Overall, the model is effective in most applications, except for some sign language that they fail to recognize correctly.

Effectiveness and Limitations

The final model has 96~97% accuracy, meaning that it can get interpret the sign language alphabet correctly most of the time. Due to the special condition my team had where there was only one person, we were not able to implement a real-time interpretation of sign language or try to evaluate our model with data created by ourselves. However, the learning experience of creating a fully working CNN model and improving the accuracy from 85% to 97% was a valuable time.

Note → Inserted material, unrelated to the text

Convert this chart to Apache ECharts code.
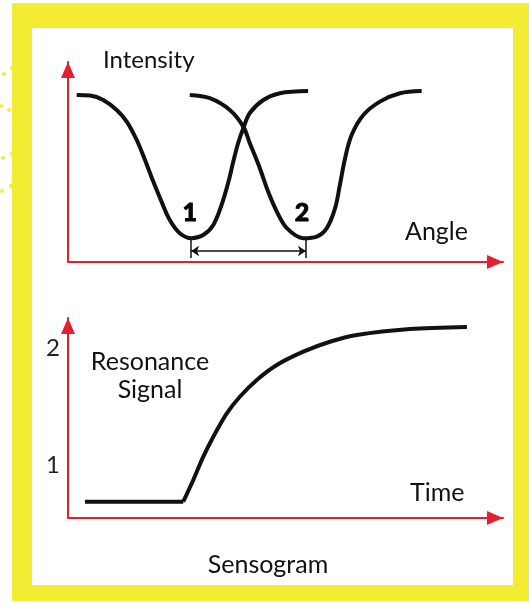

Thinking of the nature of a language, it is important to achieve 100% accuracy to prevent any type of misinterpretation. For example, even with 97% accuracy to interpret each letter correctly, the possibility of interpreting a 5 letter message correctly is 85%, and 10 letter message correctly is only 73%. Also, alphabets are the not only thing that is used in sign languages - it is rather rare to just use the alphabets for communication. So the biggest limitation for this project is that even with CNN it was challenging to achieve very high accuracy that is ideal for real-world usage, and also cannot interpret sign languages with motion.

Multiple limitations made the model hard to be used in real-world applications, but we believe that this can be a basic step that contributes to building a functional interpreter for sign language. There can be other machine learning models that can achieve higher accuracy, or we can approach in a different direction to deal with the gestures. In either direction, I believe it is important for us engineers to keep trying so that we can eventually serve good to human society without harming.